Today’s readings (click below to open in new tab/window):
Psalms 99; 147:1-11, Leviticus 26:27-42, Ephesians 1:1-10, Matthew 22:41-46
Jesus certainly seemed to enjoy stumping the Pharisees. When he asked them whose son the Messiah was, they confidently answered “David.” But when asked them how David could call the Messiah “Lord” if he was also his son, they had no answer and were afraid to ask any more questions. What had been obvious to them moments before was no longer so. There’s a certain satisfaction in reading about Jesus puncturing the Pharisees’ balloon of smugness. Maybe that’s partly because at one time or another we’ve all been on the receiving end of something similar; we’ve probably also been on the giving end.
One of the words most likely to undermine effective communication is “obvious.” When something seems obvious to us, we treat it like an objective reality. If someone else can’t see or understand it, we question their powers of observation and / or comprehension. The truth is, we all bring different perspectives to life. Draftspersons create two-dimensional orthographic drawings and three-dimensional isometric drawings to illustrate the complete dimensions of an object. Without representation from all sides, otherwise “obvious” details are easy to miss. Consider a cylinder: from the end it looks like a circle, but from the side it looks like a rectangle. Both are equally true and equally incomplete. When we think something is obvious and someone else does not, it is not a reason for ridicule, but a signal that one or both of us could learn from an additional perspective.

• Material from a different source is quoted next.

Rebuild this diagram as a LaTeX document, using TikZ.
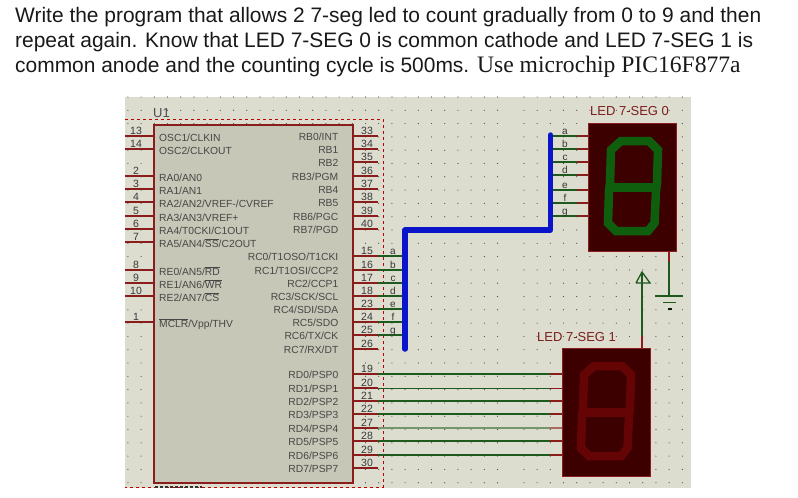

Since we aren’t Jesus talking to the Pharisses, it’s probably better if we don’t get a reputation for providing withering responses to questions or different opinions. We might like to interpret that as people thinking we are clever, but it more likely means they think we are close-minded. You don’t have to shut down a co-worker, friend, or spouse too many times by arrogantly pointing out the “obvious” to them before the lines of communication collapse.
In any given situation, we may be seeing only the end of the cylinder. While it’s obviously a circle, insisting that’s the sole and obvious truth is a rejection of the glorious diversity God has created.
Comfort: Your truth adds to the sum of truth.
Challenge: Try to strike the word “obvious” from your conversations.
Prayer: Glorious Creator, open my mind to all the wonders of your creation. Show me the truths I can’t see from my perspective. Amen.
Discussion: When have you missed something which was obvious to someone else? And vice versa?